The Dinur committee will recommend this week that the national welfare-to-work program last another year but exempt 45-year-olds from participating in it, TheMarker has learned. After months of debate within the committee headed by Ra'anan Dinur, director general of the Prime Minister's Office, the compromise was reached in principle this week, representing a victory for Industry and Trade Minister Eli Yishai.
Knesset members, as well as Industry and Trade officials such as Yishai, have fought against the Wisconsin plan, known as Mehalev in Hebrew, claiming it is cruel toward the chronically unemployed and denies masses of people welfare payments. They charge the plan's economic model is that of a private business, whose profit is based on reducing welfare stipends and thus saving costs to the state.

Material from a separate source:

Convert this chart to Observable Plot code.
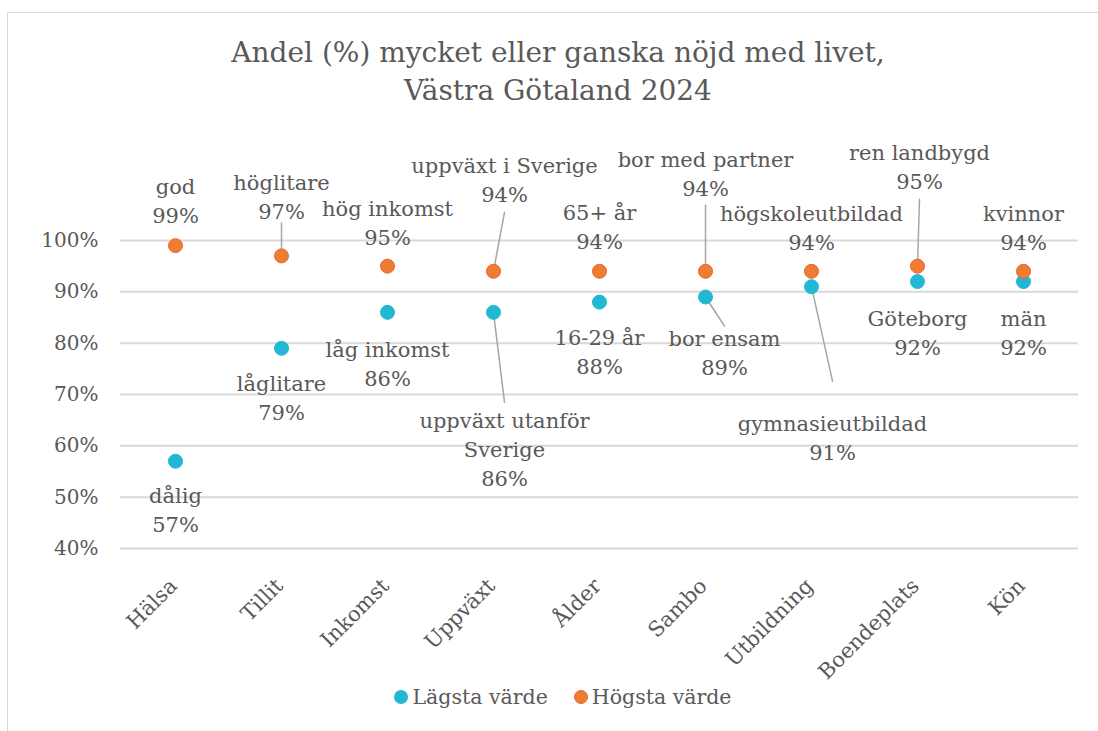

The Dinur committee recommendations are expected to reflect Yishai's stance and reject the Finance Ministry's position by transfering responsibility for chronically unemployed adults 45 years of age and older to the Employment Service.
This age group comprises more than half of all current participants in the Wisconsin plan. The change is significant for individuals because the Employment Service requires the jobless to report just once a week for a brief amount of time, while the Wisconsin plan requires people to show up every day for a full day.
The committee leaves an opening to bring back the older unemployed into the plan after a professional training track has been built for them. However, approval of the track would require approval by the industry and trade minister.